Director Cheryl Jacobs made the point that Diriker had already discussed the survey during prior meetings.
“I’m kind of not understanding why, all of the sudden, there is this lack of knowledge about this, when it obviously was discussed at length before the prior board voted to go ahead with this expenditure,” she said. “I’m not understanding why you would have done that without having any sort of knowledge [with] what you were paying for.”
Collins said he was not present during that original vote. Stevens, who was president of the board when the item was approved – and voted yes – admitted he did not fully grasp the concept.  
“If you’re asking did we vote for something without understanding [it], I can tell you right now it’s one of the few times that I’ve done it,” he said. “I absolutely voted for that without knowing what we were going to get out of it – and I still don’t know.”

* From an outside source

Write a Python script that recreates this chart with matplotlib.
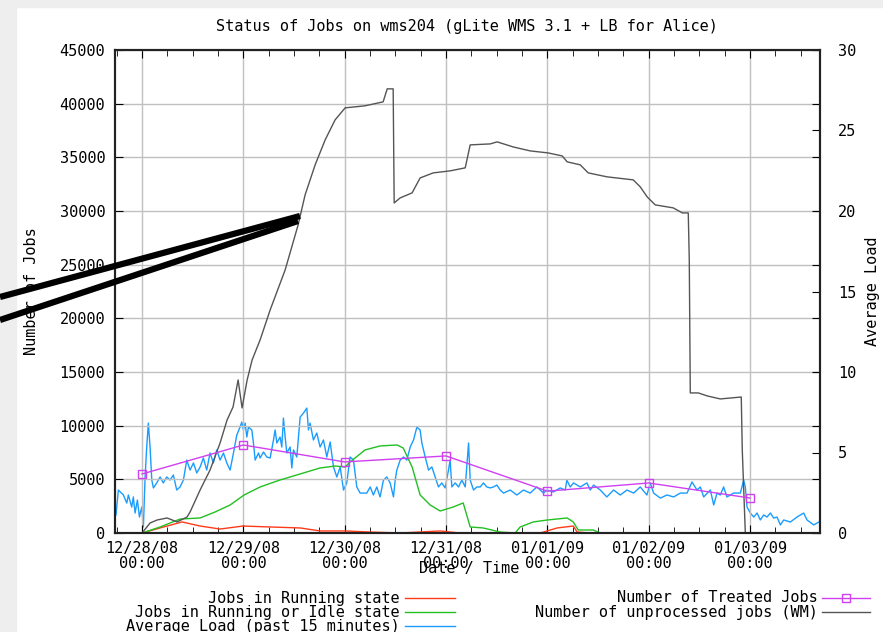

Bill Cordwell, the lone “no” vote when the board approved the study, said he still did not know what the association expected to get out of it.
“If we were looking for college kids sitting behind a computer to tell us we were going to do with our community, then that scared me,” he said.
Jacobs then suggested having the meeting, without having Diriker there to answer questions, was a “complete waste of time.”
“I have questions, of course, about all of this … but Dr. Diriker is not here. That is the person that I thought was supposed to be here to be able to deal with our questions,” she said. “I think this needs to be rescheduled when we know he’s going to be available.”
Director Tom Terry moved to discontinue the meeting and reschedule when Diriker could attend. The board agreed unanimously.